Pa Fasuyi, who was two years ahead of Onobrakpeya at Ahmadu Bello University, Zaria, and who later employed him to teach art at St. Gregory’s College, also showered praises on Onobrakpeya for his vision that gave birth to the Harmattan Workshop. He regretted not having visited the workshop yet, but promised to do so as soon as possible. Onobrakpeya’s generosity prompted Pa Fasuyi to pray for him to continue to do more. He said even the government-owned Yabatech could not be compared to what Harmattan Workshop stands for and continues to achieve in the arts space.
“The Harmatan Workshop is one of the few things that I’ve missed, but I will go there,” he said ruefully. “What he’s doing at the workshop was what he got at Osogbo Workshop (organised by the German Ulli Beier) years ago. It’s that workshop that changed his life. It was at Osogbo that he learnt printmaking and that changed his life and informed what he’s doing and giving back to thousands of Nigerian youths. I’ve very impressed what I saw in the video. When I saw the arrangement and layout, I told myself ‘this is a man!’ He’s extremely generous. God will continue to strengthen him. The Harmattan Workshop is a great project, and when he’s gone, it will be a great place for learning.”
An audience member and fashion designer Nneoma Ohuabunwa testified to the mental shifting impact of the Harmattan Workshop, which would ground in her the artist she’d shied away from after attending the workshop, saying, “the art in me finally evolved. Art tortured me so much, but the art in me came out at the workshop.”
Wife of late poet and dramatist, Clark, Prof.
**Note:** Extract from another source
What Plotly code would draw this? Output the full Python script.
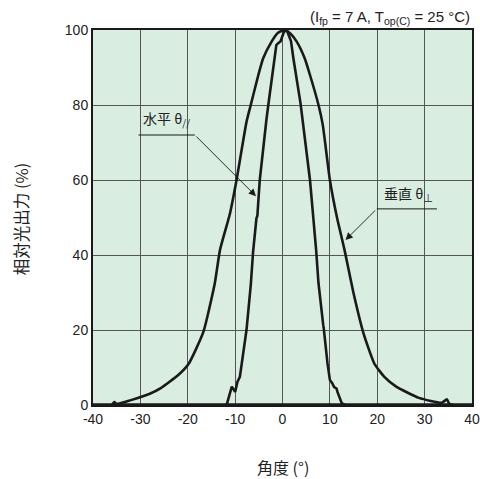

Ebun Clark gave historical context to their relationship with Onobrakpeya, saing 1965 was the year when art began to draw them close. “When he came to see my husband at the University of Lagos (I was about leaving for Ibadan where I was teaching), he had a big canvas with him. Bruce used to hawk his work. So young artists should be patient and not be in a rush. Onobrakpeya is the father of printmaking. We had a work of his in 1962. When we moved to a new flat, he gave us a painting as a gift. He’s so generous. Young artists will have a time of waiting before the big break. Every single celebration you (Onobrakpeya) has you have deserved it.”
Painter, art historian and curator of ‘Songs for the Weaverbird: Writing and Art’ in celebration of Christopher Okigbo at this year’s LABAF Ikwuemesi praised Onobrakpeya’s generosity of spirit and his humility even as a giant in his own right. He gave Achebe’s telling proverb in his famous Things Fall Apart to illustrate the symbolism of Onobrakeya’s life of high impact and value to society. According to Ikwuemesi, “’Achebe said in a proverb that if you don’t lick your lips, the harmattan will lick it for you’. It means the responsibility we must bear. Bruce is a giver, but not much a receiver. This is symbolic. More people should do this kind of thing (Harmattan Workshop). When they (people like Onobrakpeya) are no more, who will lead us? If you have succeeded, what are you doing to show others the light? Once you are no more, what would you be remembered by? The people you mentored and impact will continue to elongate.
“This is one man when you visit him, he makes you look like a king. He has the humility to receive you. May God open the hearts and minds of us all to see and learn from your example, because artists are envious and difficult to manage.”